思いついたことを実際動いてみて形にする、そのパワーっていうのがすごく大事だなと思うし。そのおかげでパッケージ面でも音楽面でも、あとカフェとの連動とかも含めて、すごく面白い、攻めたアルバムになったと思います(笑)。
──攻めの姿勢と同時に、楽しげな感じも強く伝わってきます。
はい、デビューから9年でひと区切りを迎えて、10からのリスタートというか。リラックスした状態で制作に向かえてる感覚がありますね。
──それは今までのMEGさんの作品にあった緊張感とかコンセプチュアルな感じが薄いということ?
そうかも(笑)。少し休んだこととか、フランスでリリースしてたアニメのカバーとか、そういうことの影響は大きいかもしれないです。今はチームがあるから、みんながいるから、何をやっても楽しめる感じがする。今改めて再デビューするような自由さがありますね。
ニューアルバム「WEAR I AM」/ 2012年10月3日発売 / スターチャイルド
CD収録曲
- TRAP [作詞:MEG / 作曲:岡村靖幸 / 編曲:大沢伸一]
- 夏が終わる [作詞・作曲・編曲:小西康陽]
- HIGHTEEEN [作詞:MEG / 作・編曲:横山裕章]
- セブンティーン・ランデヴー [作詞:MEG / 作・編曲:NARASAKI]
- MISS MARTINI [作詞:MEG / 作・編曲:横山裕章]
- LOVE EMOTION [作詞・作曲・編曲:古川裕(ex. DOPING PANDA)]

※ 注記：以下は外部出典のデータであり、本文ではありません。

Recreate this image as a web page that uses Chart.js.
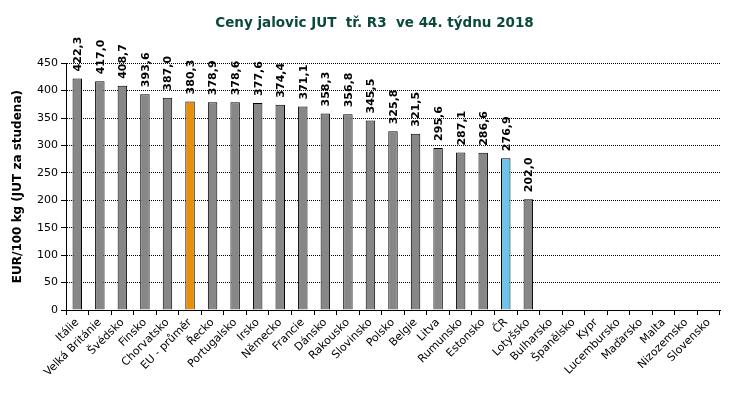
<!DOCTYPE html>
<html>
<head>
<meta charset="utf-8">
<script src="https://cdn.jsdelivr.net/npm/chart.js@4/dist/chart.umd.min.js"></script>
<style>
  html, body { margin: 0; padding: 0; background: #fff; }
  #wrap { width: 734px; height: 400px; position: relative; }
</style>
</head>
<body>
<div id="wrap"><canvas id="chart1"></canvas></div>
<script>
// data
const countries = ['Itálie', 'Velká Británie', 'Švédsko', 'Finsko', 'Chorvatsko', 'EU - průměr',
    'Řecko', 'Portugalsko', 'Irsko', 'Německo', 'Francie', 'Dánsko', 'Rakousko', 'Slovinsko',
    'Polsko', 'Belgie', 'Litva', 'Rumunsko', 'Estonsko', 'ČR', 'Lotyšsko', 'Bulharsko',
    'Španělsko', 'Kypr', 'Lucembursko', 'Maďarsko', 'Malta', 'Nizozemsko', 'Slovensko'];
const prices = [422.3, 417.0, 408.7, 393.6, 387.0, 380.3, 378.9, 378.6, 377.6, 374.4, 371.1,
    358.3, 356.8, 345.5, 325.8, 321.5, 295.6, 287.1, 286.6, 276.9, 202.0,
    null, null, null, null, null, null, null, null];
const yTicks = [0, 50, 100, 150, 200, 250, 300, 350, 400, 450];

const FONT = "'DejaVu Sans', Verdana, sans-serif";

// bar colours: grey, EU average orange, CR blue
let barColors = countries.map(function(c){
    if(c === 'EU - průměr') return '#E8900A';
    if(c === 'ČR') return '#6EC4E8';
    return '#878787';
});

// value labels above the bars, rotated
const valueLabels = {
    id: 'valueLabels',
    afterDatasetsDraw(chart){
        const ctx = chart.ctx;
        const meta = chart.getDatasetMeta(0);
        ctx.save();
        ctx.font = 'bold 11px ' + FONT;
        ctx.fillStyle = '#000';
        ctx.textAlign = 'left';
        ctx.textBaseline = 'middle';
        meta.data.forEach(function(bar, i){
            let v = prices[i];
            if(v === null) return;
            ctx.save();
            ctx.translate(bar.x + 1, bar.y - 7);
            ctx.rotate(-Math.PI / 2);
            ctx.fillText(v.toFixed(1).replace('.', ','), 0, 0);
            ctx.restore();
        });
        ctx.restore();
    }
};

// title sits a little right of the canvas centre in the original
const titleShift = {
    id: 'titleShift',
    afterLayout(chart){
        if(chart.titleBlock){
            chart.titleBlock.left += 9;
            chart.titleBlock.right += 9;
        }
    }
};

var ctx1 = document.getElementById('chart1');
var chart1 = new Chart(ctx1, {
    type: 'bar',
    data: {
        labels: countries,
        datasets: [{
            data: prices,
            backgroundColor: barColors,
            borderColor: '#000',
            borderWidth: 1,
            barPercentage: 0.42,
            categoryPercentage: 1
        }]
    },
    options: {
        responsive: true,
        maintainAspectRatio: false,
        animation: false,
        layout: { padding: { top: 0, right: 14, bottom: 0, left: 11 } },
        plugins: {
            legend: { display: false },
            tooltip: { enabled: false },
            title: {
                display: true,
                text: 'Ceny jalovic JUT  tř. R3  ve 44. týdnu 2018',
                color: '#0A4A3A',
                font: { family: FONT, size: 13.5, weight: 'bold' },
                padding: { top: 15, bottom: 32 }
            }
        },
        scales: {
            x: {
                grid: {
                    display: true,
                    offset: true,
                    drawOnChartArea: false,
                    drawTicks: true,
                    tickLength: 5,
                    tickColor: '#000',
                    color: '#000'
                },
                border: { display: true, color: '#000', width: 1 },
                ticks: {
                    autoSkip: false,
                    maxRotation: 45,
                    minRotation: 45,
                    color: '#000',
                    padding: 1,
                    font: { family: FONT, size: 11 }
                },
                afterFit: function(scale){ scale.height = 90; }
            },
            y: {
                min: 0,
                max: 450,
                afterBuildTicks: function(scale){
                    scale.ticks = yTicks.map(function(v){ return { value: v }; });
                },
                grid: {
                    color: '#000',
                    lineWidth: 1,
                    tickLength: 5,
                    tickColor: '#000',
                    tickBorderDash: []
                },
                border: { display: true, color: '#000', width: 1, dash: [1, 1] },
                ticks: {
                    color: '#000',
                    padding: 3,
                    font: { family: FONT, size: 11 }
                },
                title: {
                    display: true,
                    text: 'EUR/100 kg (JUT za studena)',
                    color: '#000',
                    font: { family: FONT, size: 12, weight: 'bold' },
                    padding: { top: 0, bottom: 4 }
                },
                afterFit: function(scale){ scale.width = 55; }
            }
        }
    },
    plugins: [valueLabels, titleShift]
});
</script>
</body>
</html>
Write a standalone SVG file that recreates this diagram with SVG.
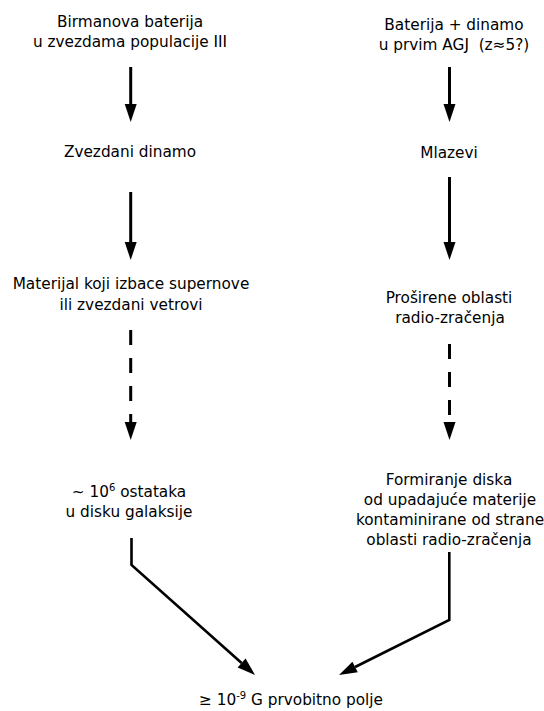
<svg xmlns="http://www.w3.org/2000/svg" width="544" height="711" viewBox="0 0 544 711">
<style>
  text { font-family: "DejaVu Sans", "Liberation Sans", sans-serif; font-size: 15.3px; fill: #000; text-anchor: middle; white-space: pre; }
  .sup { font-size: 10px; }
  .c { fill: none; stroke: #000; stroke-width: 3; }
  .d { stroke-dasharray: 15 13; }
  .b { stroke-width: 2.6; stroke-linejoin: miter; }
</style>
<defs>
  <marker id="ah" markerUnits="userSpaceOnUse" markerWidth="18" markerHeight="12" refX="0" refY="6" orient="auto" overflow="visible">
    <path d="M0,0 L18,6 L0,12 z" fill="#000"/>
  </marker>
</defs>
<rect width="544" height="711" fill="#fff"/>

<g id="n-birman">
  <text x="130" y="27">Birmanova baterija</text>
  <text x="130" y="47">u zvezdama populacije III</text>
</g>
<g id="n-zvezdani-dinamo">
  <text x="130" y="157">Zvezdani dinamo</text>
</g>
<g id="n-materijal">
  <text x="131" y="289">Materijal koji izbace supernove</text>
  <text x="131" y="310">ili zvezdani vetrovi</text>
</g>
<g id="n-ostaci">
  <text x="129" y="497">~ 10<tspan class="sup" dy="-6">6</tspan><tspan dy="6"> ostataka</tspan></text>
  <text x="129" y="517">u disku galaksije</text>
</g>

<g id="n-baterija-agj">
  <text x="454" y="30">Baterija + dinamo</text>
  <text x="454" y="50">u prvim AGJ  (z≈5?)</text>
</g>
<g id="n-mlazevi">
  <text x="449" y="158">Mlazevi</text>
</g>
<g id="n-prosirene">
  <text x="449" y="303">Proširene oblasti</text>
  <text x="450" y="323">radio-zračenja</text>
</g>
<g id="n-formiranje">
  <text x="449" y="485">Formiranje diska</text>
  <text x="450" y="505">od upadajuće materije</text>
  <text x="450" y="525">kontaminirane od strane</text>
  <text x="449" y="545">oblasti radio-zračenja</text>
</g>

<g id="n-polje">
  <text x="291" y="705">≥ 10<tspan class="sup" dy="-6">-9</tspan><tspan dy="6"> G prvobitno polje</tspan></text>
</g>

<g id="connectors">
  <path class="c" d="M130.7,67 V104" marker-end="url(#ah)"/>
  <path class="c" d="M130.7,192 V242" marker-end="url(#ah)"/>
  <path class="c d" d="M130.7,330 V422" marker-end="url(#ah)"/>
  <path class="c b" d="M131.5,538 V565 L241.6,663" marker-end="url(#ah)"/>

  <path class="c" d="M449.5,67 V104" marker-end="url(#ah)"/>
  <path class="c" d="M449.5,177 V242" marker-end="url(#ah)"/>
  <path class="c d" d="M449.5,344 V422" marker-end="url(#ah)"/>
  <path class="c b" d="M449.3,552 V620 L355.1,667" marker-end="url(#ah)"/>
</g>
</svg>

- ZZZ [作詞:MEG&古川本舗 / 作・編曲:古川本舗]
- SOUTHPAW [作詞:MEG&前山田健一 / 作曲:前山田健一 / サウンドプロデュース ☆Taku Takahashi(m-flo)]
- REPLICA [作詞:MEG / 作・編曲:中田ヤスタカ(capsule)]
- WEAR I AM [作詞・作曲・編曲:三浦康嗣(□□□)]
MEG(めぐ)
2002年7月にシングル「スキャンティブルース」でメジャーデビュー。2007年からは中田ヤスタカ(capsule)をプロデューサーに迎えて音楽制作を行い、アルバム「BEAM」「STEP」「BEAUTIFUL」はiTunes Store総合アルバムチャート連続1位を獲得する。多くのファンの支持を集める中、2010年9月にリリースしたベストアルバム「BEST FLIGHT」と、同年10月のライブを最後に国内での音楽活動を休止。その後は「JAPAN EXPO Paris」に出演するなどフランスを中心に活躍し、2012年より活動を再開。4月25日にコンセプトアルバム「LA JAPONAISE」、10月にオリジナルアルバム「WEAR I AM」をリリースした。音楽以外にもファッションブランド「CAROLINA GLASER」のメインデザイナー、コスメブランド「baw」のディレクターを務め、モデルとしても多くの雑誌の表紙を飾るなど、東京カルチャーの代表的なファッションアイコンとして多方面に活躍中。